The four big developing economies will reach a third of the world’s GDP this year—33.28%, to be precise—measured by purchasing power parity (PPP), so that their “turn of financial conditions from overall negative to supportive will provide support for the global economy,” says Tamara Basic Vasiljev, senior economist at Oxford Economics. Broadly, Brazil is firmly in positive territory, Oxford calculates, while Russia is close, and India and China are trending up from end-of-year lows, with their FCIs correlating to some leading indicators of GDP growth.
At the country level, the picture is nuanced. Brazil enjoyed a recovery in equity and real-estate markets in the second half of 2018, which is providing a boost to the economy. But mixed signals in January are increasing pressure on the Central Bank of Brazil to cut interest rates.
Russia’s risk indicators remain elevated, with 10-year government bond yields creeping higher while interbank spreads and the Emerging Market Bond Index are plodding along. Still, Russia’s FCI displays a leading indicator for GDP, which should provide tailwinds for growth.

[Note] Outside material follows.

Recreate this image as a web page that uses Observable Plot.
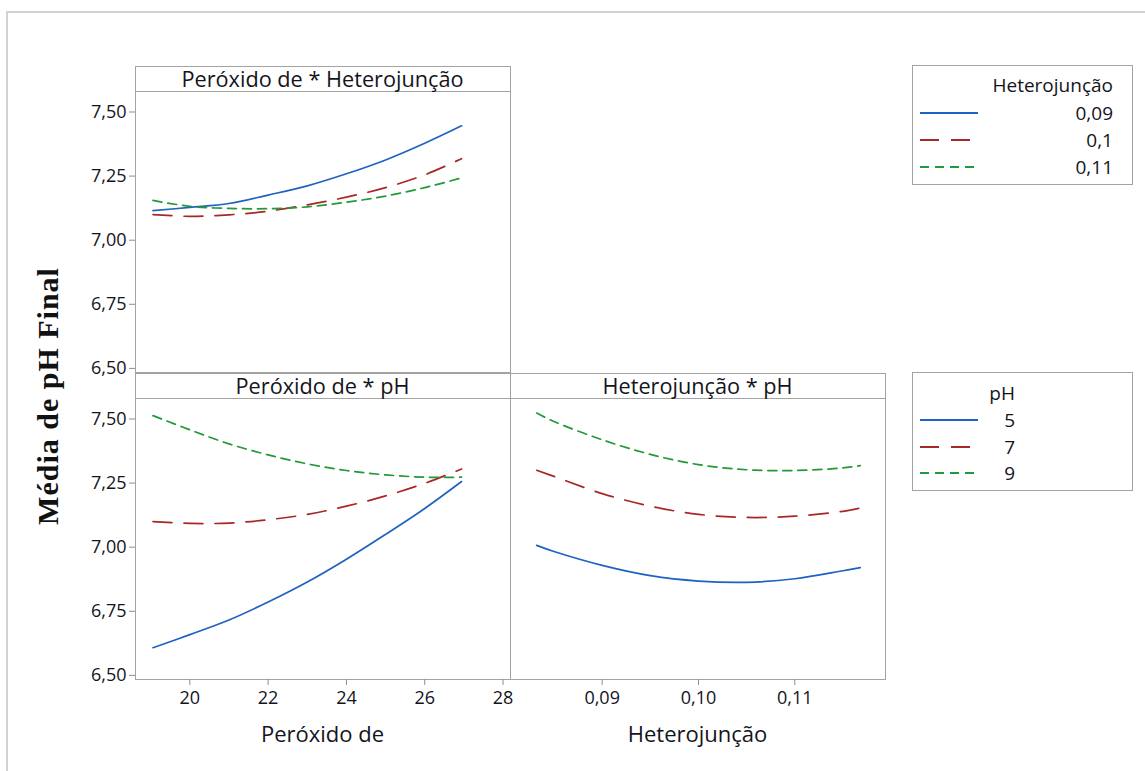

In India, the Reserve Bank has reversed course and begun easing monetary policy, with a cut in the repo rate in February and another in the cards. That should alter the FCI’s downward trend, and financial conditions should support growth in the first half of 2019.
China’s better-than expected first-quarter growth figures have stoked optimism about the world’s second-largest economy. Further monetary-policy easing could trigger a reversal in interest rates and spreads, boosting growth, Oxford says.